If you don’t believe me, just look at this headline from Reuters on May 27 last month: 'U.S. Retailers’ ballooning inventories set stage for deep discounts.' This kind of thing is good news for bringing down inflation, slowing up interest rate rises and helping stocks to stop falling. “Major U.S. retailers that recently scrambled to restock shelves amid product shortages disclosed this week that their stores are now packed with too much merchandise, and some are even doing what was unthinkable just a few months ago: discounting unsold goods,” Brendan McDermid reported.

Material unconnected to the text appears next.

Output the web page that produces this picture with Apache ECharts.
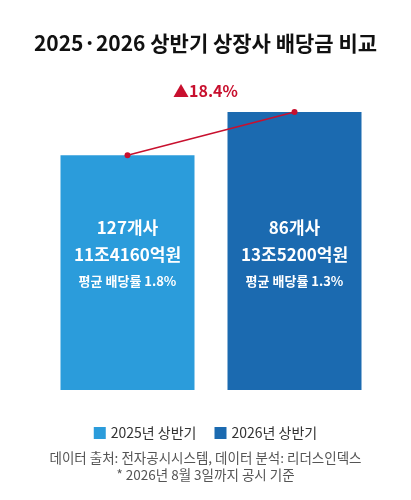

That’s how normalcy can help reduce inflation. For those who think a recession is a done deal, this is what a trained economist like Shane Oliver wrote on Saturday: “We remain of the view that a global recession can be avoided but with central banks now hiking rates aggressively the risks have increased to the point that it’s now close to 50/50.”

This stock market craziness mightn’t end as soon as we’d like, but I bet it will be sooner rather than later (which is what many are predicting).